Beams and purlins dated to 1645-1752 with a probable felling date of 1752.
Manor Cottage is probably earlier and was John Bradshaw’s first house.
He was a rich plumber, and his son probably built the Manor House, which was
originally two rooms with a staircase turret. The two properties were soon joined
The front is header-bond brickwork, unique in Notts with curious convex feature which no-one can explain. Should be a central front door, but entrance was probably at the back in the turret.
We did not examine the house. However two beams in the outhouses produced dates
of 1640 and 1762. The rear of the house dates from about 1700, the front from
1865. Some outbuildings look 18th century.
The beams were probably re-used, but from where? Maybe from the original front portion of the house replaced in 1865?
The old bakehouse with a large oven in the cellar.
One beam in the western range dated to 1718-1743.
Two building phases. West wing nearer 1718 than 1743. There was a door onto Newgate street. East wing probably 1830-1880.
Old bake oven is in cellar of eastern wing and is thought to date from about 1810, but could be mid-1700s.
But in 1776 it was leased to Robert Brice as a “bake house only”. The oven itself is made of narrow 18th century bricks and may be original or re-used from the original structure. The front of the oven is 1810-1830 with a side flue, one of the earliest of that new type in the country.
We do not know why it is in the cellar!
We think the oven continued in use until the mid-1900s and long term residents may remember the Martin family who ran it.
All exposed timbers are of pine, which cannot be dated unless there is a large
sample size i.e. a very large house.
The brickwork suggests a mid-18th century date. It is shown on the 1776 survey as being held by William Brooks. A newspaper carried this epitaph for him: “He was endowed with great abilities, of strict veracity and was skilled in Philology and Polite Literature.”
The house originally extended westwards over the present driveway. Most of the lower brickwork of the west wall has been rebuilt following idemolition. It is another Bingham house with a staircase turret to the rear. now occupied by a modern steel spiral staircase.
In the late 1800s William Coy and his family lived here. He was a Market Gardener.
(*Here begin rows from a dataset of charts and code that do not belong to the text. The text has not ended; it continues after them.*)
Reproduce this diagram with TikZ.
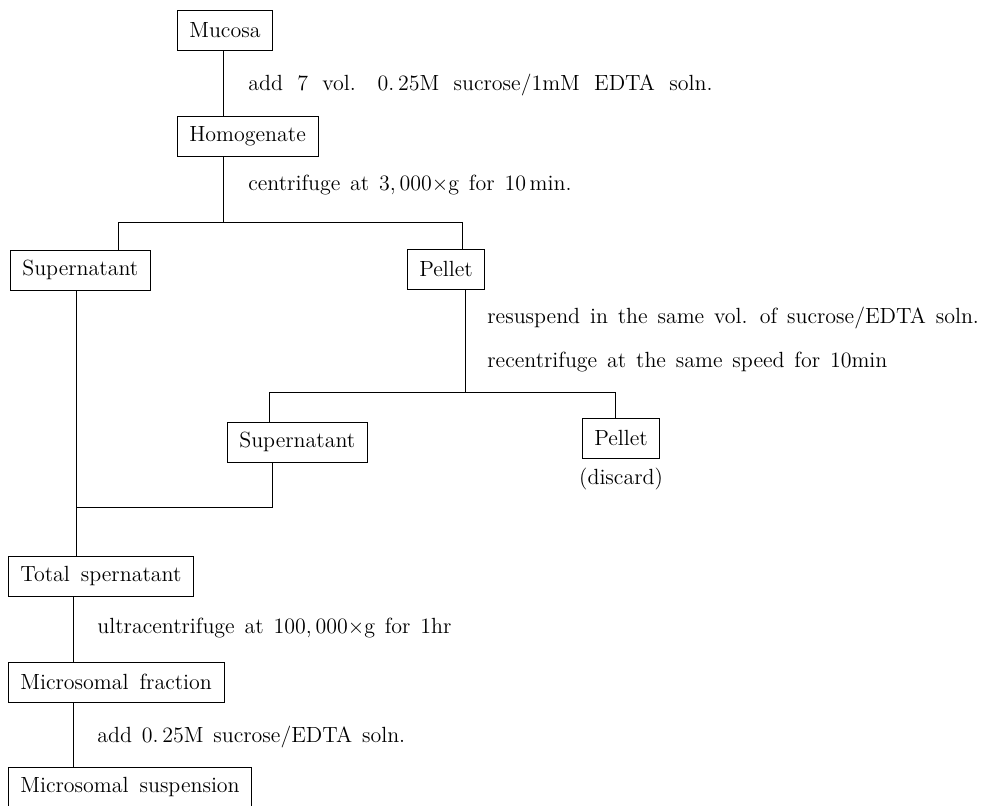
\documentclass[tikz,border=0pt]{standalone}
\usepackage{tikz}
\usetikzlibrary{shapes,positioning}
\tikzstyle{block} = [rectangle, draw, line width=0.4pt, anchor=west,
inner xsep=0.24cm, minimum height=0.8cm, execute at begin node={\spaceskip=0.5em\relax}]
\tikzstyle{note} = [anchor=west, inner sep=0pt, execute at begin node={\spaceskip=0.45em\relax}]
\tikzstyle{line} = [draw, line width=0.5pt]
\begin{document}
\begin{tikzpicture}[x=0.02cm, y=-0.02cm]
\fontsize{12.5}{15}\selectfont
\useasboundingbox (0,0) rectangle (983,805);
 \node [block] (MU) at (177,30) {Mucosa};
 \node [block] (HO) at (177,136) {Homogenate};
 \node [block] (SU) at (10,270) {Supernatant};
 \node [block] (PE) at (407,269) {Pellet};
 \node [block] (SS) at (227,442) {Supernatant};
 \node [block] (PD) at (582,438) {Pellet};
 \node [below=0.05cm of PD] (DI) {(discard)};
 \node [block] (TS) at (8,576) {Total spernatant};
 \node [block] (MF) at (8,682) {Microsomal fraction};
 \node [block] (MS) at (8,787) {Microsomal suspension};
 % steps
 \node [note, execute at begin node={\spaceskip=0.65em\relax}] (T1) at (248,85) {add 7 vol.\hspace{1em}0.\,25M sucrose/1mM EDTA soln.};
 \node [note] (T2) at (248,185) {centrifuge at 3,\,000$\times$g for 10\,min.};
 \node [note] (T3) at (487,318) {resuspend in the same vol. of sucrose/EDTA soln.};
 \node [note] (T4) at (487,362) {recentrifuge at the same speed for 10min};
 \node [note] (T5) at (97,628) {ultracentrifuge at 100,\,000$\times$g for 1hr};
 \node [note] (T6) at (97,737) {add 0.\,25M sucrose/EDTA soln.};
 % branch points
 \coordinate (J1) at (223,222);
 \coordinate (J1L) at (118,222);
 \coordinate (J1R) at (462,222);
 \coordinate (J2) at (465,392);
 \coordinate (J2L) at (269,392);
 \coordinate (J2R) at (615,392);
 \coordinate (J3) at (272,507);
 \coordinate (J3L) at (76,507);
 \coordinate (J4) at (73,0);
 \path [line] (MU.south -| J1) -- (HO.north -| J1);
 \path [line] (HO.south -| J1) -- (J1);
 \path [line] (SU.north -| J1L) -- (J1L) -- (J1R) -- (PE.north -| J1R);
 \path [line] (PE.south -| J2) -- (J2);
 \path [line] (SS.north -| J2L) -- (J2L) -- (J2R) -- (PD.north -| J2R);
 \path [line] (SS.south -| J3) -- (J3) -- (J3L);
 \path [line] (SU.south -| J3L) -- (TS.north -| J3L);
 \path [line] (TS.south -| J4) -- (MF.north -| J4);
 \path [line] (MF.south -| J4) -- (MS.north -| J4);
\end{tikzpicture}
\end{document}
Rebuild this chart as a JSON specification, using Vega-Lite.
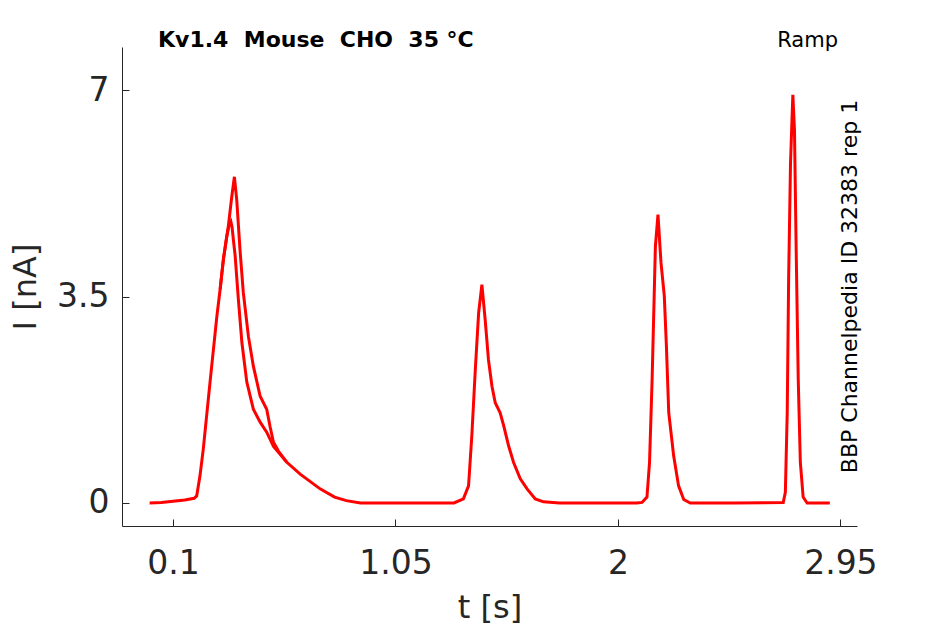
{
  "$schema": "https://vega.github.io/schema/vega-lite/v6.json",
  "autosize": {"type": "none"},
  "padding": {"left": 122, "top": 47, "right": 88, "bottom": 98},
  "width": 735,
  "height": 479,
  "background": "white",
  "config": {
    "view": {"stroke": null},
    "font": "DejaVu Sans",
    "axis": {
      "grid": false,
      "domainColor": "#262626",
      "domainWidth": 1,
      "tickColor": "#262626",
      "tickWidth": 1,
      "tickSize": -7,
      "labelColor": "#262626",
      "titleColor": "#262626",
      "labelFont": "DejaVu Sans",
      "titleFont": "DejaVu Sans",
      "labelFontSize": 33,
      "titleFontSize": 32,
      "titleFontWeight": "normal"
    }
  },
  "datasets": {
    "trace": [
      {"t": 0.0, "I": 0.0, "rep": "a"},
      {"t": 0.05, "I": 0.01, "rep": "a"},
      {"t": 0.1, "I": 0.03, "rep": "a"},
      {"t": 0.15, "I": 0.05, "rep": "a"},
      {"t": 0.19, "I": 0.08, "rep": "a"},
      {"t": 0.201, "I": 0.12, "rep": "a"},
      {"t": 0.215, "I": 0.46, "rep": "a"},
      {"t": 0.229, "I": 0.91, "rep": "a"},
      {"t": 0.258, "I": 2.05, "rep": "a"},
      {"t": 0.287, "I": 3.16, "rep": "a"},
      {"t": 0.301, "I": 3.62, "rep": "a"},
      {"t": 0.315, "I": 4.13, "rep": "a"},
      {"t": 0.329, "I": 4.51, "rep": "a"},
      {"t": 0.34, "I": 4.72, "rep": "a"},
      {"t": 0.347, "I": 4.77, "rep": "a"},
      {"t": 0.352, "I": 4.68, "rep": "a"},
      {"t": 0.358, "I": 4.45, "rep": "a"},
      {"t": 0.365, "I": 4.2, "rep": "a"},
      {"t": 0.379, "I": 3.45, "rep": "a"},
      {"t": 0.394, "I": 2.72, "rep": "a"},
      {"t": 0.415, "I": 2.05, "rep": "a"},
      {"t": 0.443, "I": 1.59, "rep": "a"},
      {"t": 0.472, "I": 1.37, "rep": "a"},
      {"t": 0.5, "I": 1.2, "rep": "a"},
      {"t": 0.529, "I": 0.96, "rep": "a"},
      {"t": 0.586, "I": 0.69, "rep": "a"},
      {"t": 0.643, "I": 0.49, "rep": "a"},
      {"t": 0.728, "I": 0.24, "rep": "a"},
      {"t": 0.79, "I": 0.1, "rep": "a"},
      {"t": 0.84, "I": 0.04, "rep": "a"},
      {"t": 0.9, "I": 0.0, "rep": "a"},
      {"t": 1.1, "I": 0.0, "rep": "a"},
      {"t": 1.3, "I": 0.0, "rep": "a"},
      {"t": 1.34, "I": 0.07, "rep": "a"},
      {"t": 1.362, "I": 0.29, "rep": "a"},
      {"t": 1.376, "I": 1.14, "rep": "a"},
      {"t": 1.391, "I": 2.27, "rep": "a"},
      {"t": 1.405, "I": 3.22, "rep": "a"},
      {"t": 1.419, "I": 3.7, "rep": "a"},
      {"t": 1.433, "I": 3.11, "rep": "a"},
      {"t": 1.447, "I": 2.43, "rep": "a"},
      {"t": 1.462, "I": 1.98, "rep": "a"},
      {"t": 1.476, "I": 1.7, "rep": "a"},
      {"t": 1.497, "I": 1.53, "rep": "a"},
      {"t": 1.512, "I": 1.31, "rep": "a"},
      {"t": 1.533, "I": 0.97, "rep": "a"},
      {"t": 1.554, "I": 0.69, "rep": "a"},
      {"t": 1.583, "I": 0.41, "rep": "a"},
      {"t": 1.612, "I": 0.24, "rep": "a"},
      {"t": 1.647, "I": 0.07, "rep": "a"},
      {"t": 1.682, "I": 0.02, "rep": "a"},
      {"t": 1.75, "I": 0.0, "rep": "a"},
      {"t": 1.9, "I": 0.0, "rep": "a"},
      {"t": 2.08, "I": 0.0, "rep": "a"},
      {"t": 2.103, "I": 0.01, "rep": "a"},
      {"t": 2.124, "I": 0.1, "rep": "a"},
      {"t": 2.135, "I": 0.69, "rep": "a"},
      {"t": 2.146, "I": 2.1, "rep": "a"},
      {"t": 2.153, "I": 3.22, "rep": "a"},
      {"t": 2.16, "I": 4.35, "rep": "a"},
      {"t": 2.171, "I": 4.89, "rep": "a"},
      {"t": 2.184, "I": 4.07, "rep": "a"},
      {"t": 2.198, "I": 3.51, "rep": "a"},
      {"t": 2.207, "I": 2.66, "rep": "a"},
      {"t": 2.217, "I": 1.53, "rep": "a"},
      {"t": 2.238, "I": 0.8, "rep": "a"},
      {"t": 2.259, "I": 0.29, "rep": "a"},
      {"t": 2.281, "I": 0.06, "rep": "a"},
      {"t": 2.309, "I": 0.0, "rep": "a"},
      {"t": 2.5, "I": 0.0, "rep": "a"},
      {"t": 2.706, "I": 0.01, "rep": "a"},
      {"t": 2.715, "I": 0.18, "rep": "a"},
      {"t": 2.723, "I": 1.53, "rep": "a"},
      {"t": 2.729, "I": 3.79, "rep": "a"},
      {"t": 2.737, "I": 5.76, "rep": "a"},
      {"t": 2.747, "I": 6.92, "rep": "a"},
      {"t": 2.754, "I": 6.32, "rep": "a"},
      {"t": 2.761, "I": 4.35, "rep": "a"},
      {"t": 2.77, "I": 2.1, "rep": "a"},
      {"t": 2.779, "I": 0.69, "rep": "a"},
      {"t": 2.791, "I": 0.1, "rep": "a"},
      {"t": 2.808, "I": 0.0, "rep": "a"},
      {"t": 2.905, "I": 0.0, "rep": "a"},
      {"t": 0.301, "I": 3.62, "rep": "b"},
      {"t": 0.315, "I": 4.13, "rep": "b"},
      {"t": 0.336, "I": 4.69, "rep": "b"},
      {"t": 0.351, "I": 5.2, "rep": "b"},
      {"t": 0.362, "I": 5.53, "rep": "b"},
      {"t": 0.372, "I": 5.14, "rep": "b"},
      {"t": 0.386, "I": 4.29, "rep": "b"},
      {"t": 0.4, "I": 3.57, "rep": "b"},
      {"t": 0.422, "I": 2.82, "rep": "b"},
      {"t": 0.443, "I": 2.32, "rep": "b"},
      {"t": 0.472, "I": 1.81, "rep": "b"},
      {"t": 0.5, "I": 1.59, "rep": "b"},
      {"t": 0.514, "I": 1.3, "rep": "b"},
      {"t": 0.529, "I": 1.03, "rep": "b"},
      {"t": 0.55, "I": 0.88, "rep": "b"},
      {"t": 0.586, "I": 0.69, "rep": "b"}
    ]
  },
  "layer": [
    {
      "data": {"name": "trace"},
      "mark": {"type": "line", "color": "#ff0000", "strokeWidth": 3, "clip": true},
      "encoding": {
        "x": {
          "field": "t",
          "type": "quantitative",
          "title": "t [s]",
          "scale": {"domain": [-0.118, 3.021], "nice": false, "zero": false},
          "axis": {"values": [0.1, 1.05, 2, 2.95], "format": ".3~g", "labelPadding": 28, "titlePadding": 12}
        },
        "y": {
          "field": "I",
          "type": "quantitative",
          "title": "I [nA]",
          "scale": {"domain": [-0.39, 7.73], "nice": false, "zero": false},
          "axis": {"values": [0, 3.5, 7], "format": ".2~g", "labelPadding": 20, "titlePadding": 14}
        },
        "detail": {"field": "rep"}
      }
    },
    {
      "data": {"values": [{"label": "Kv1.4\u00a0\u00a0Mouse\u00a0\u00a0CHO\u00a0\u00a035 °C"}]},
      "mark": {"type": "text", "align": "left", "baseline": "alphabetic", "fontSize": 22, "fontWeight": "bold", "color": "#000000"},
      "encoding": {
        "x": {"datum": 0.036},
        "y": {"datum": 7.73},
        "text": {"field": "label"}
      }
    },
    {
      "data": {"values": [{"label": "Ramp"}]},
      "mark": {"type": "text", "align": "right", "baseline": "alphabetic", "fontSize": 21, "color": "#000000"},
      "encoding": {
        "x": {"datum": 2.94},
        "y": {"datum": 7.73},
        "text": {"field": "label"}
      }
    },
    {
      "data": {"values": [{"label": "BBP Channelpedia ID 32383 rep 1"}]},
      "mark": {"type": "text", "align": "center", "baseline": "alphabetic", "angle": 270, "fontSize": 22, "color": "#000000"},
      "encoding": {
        "x": {"datum": 3.021},
        "y": {"datum": 3.67},
        "text": {"field": "label"}
      }
    }
  ]
}
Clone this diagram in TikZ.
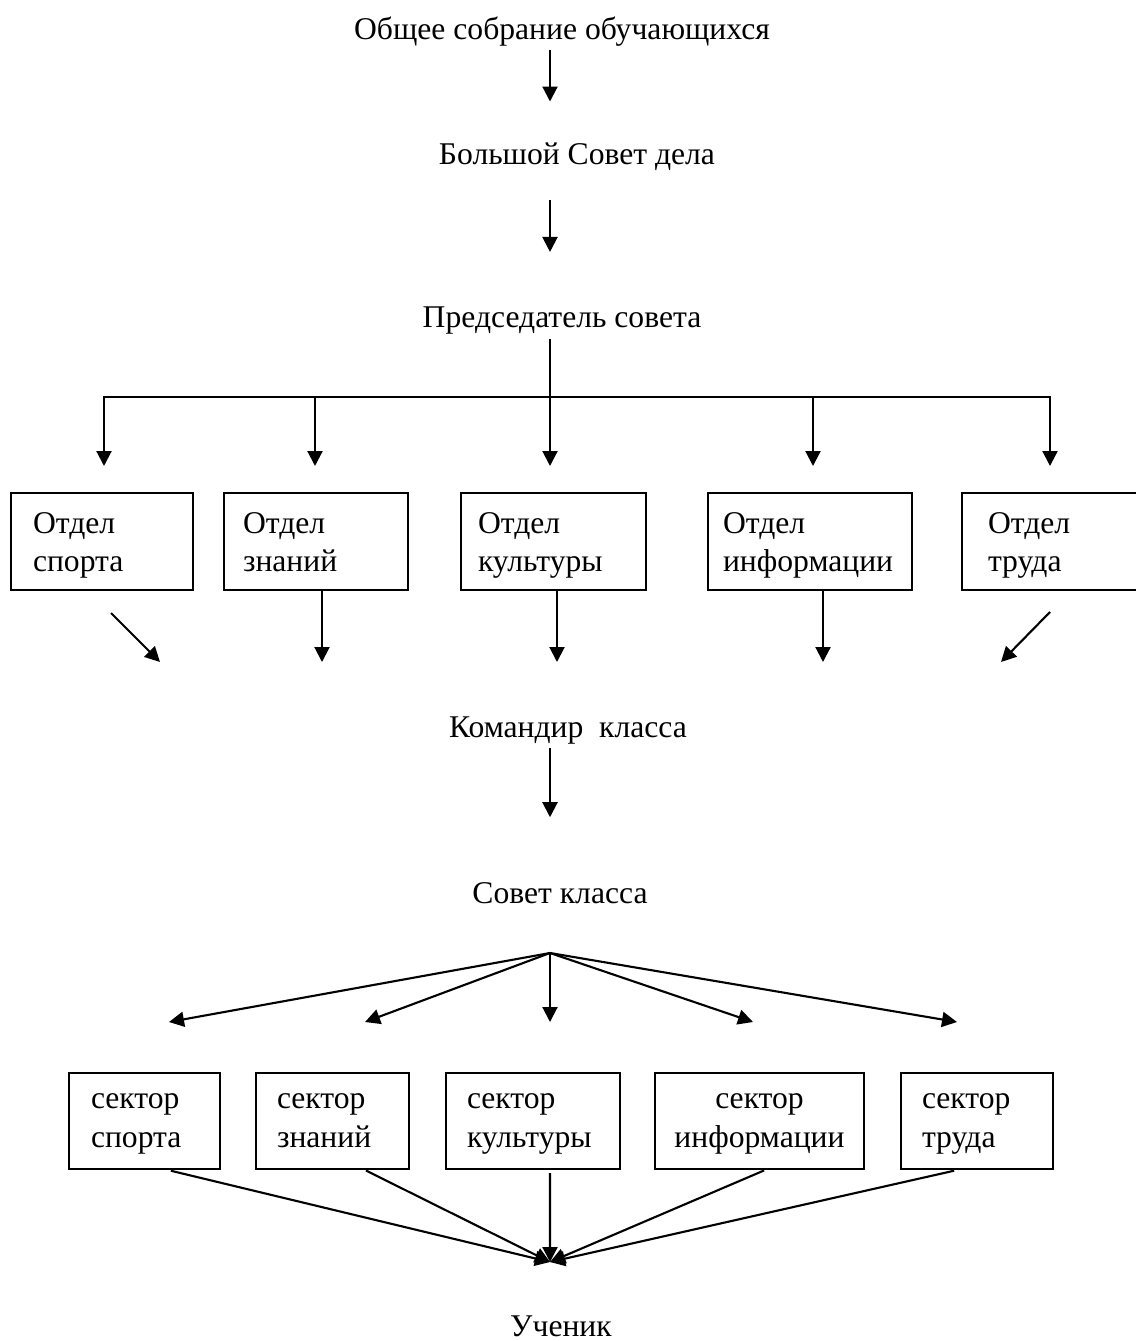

His address was “Church Gate”.
One beam in a bedroom and one in the kitchen dated to 1650.
The house was not included in the architectural survey, but is clearly Georgian, from about 1780.
The 1776 survey showed two long buildings either side of the plot but no house. Thus the beams were probably re-used, possibly from these buildings.
This was another village farmhouse, occupied by John Timm, a substantial farmer who married the widow Oliver from 39 Long Acre. The farm passed to Thomas Lee who held about 200 acres. It was later in the hands of farmer Arthur Gillott after whom Gillotts Close was named when the crown sold the farm and home close for development.
We only did a tree ring dating exercise here. The house is clearly mid 18th century; the only datable beam was felled between 1232 and 1252 and was clearly reused to good effect in a cupboard!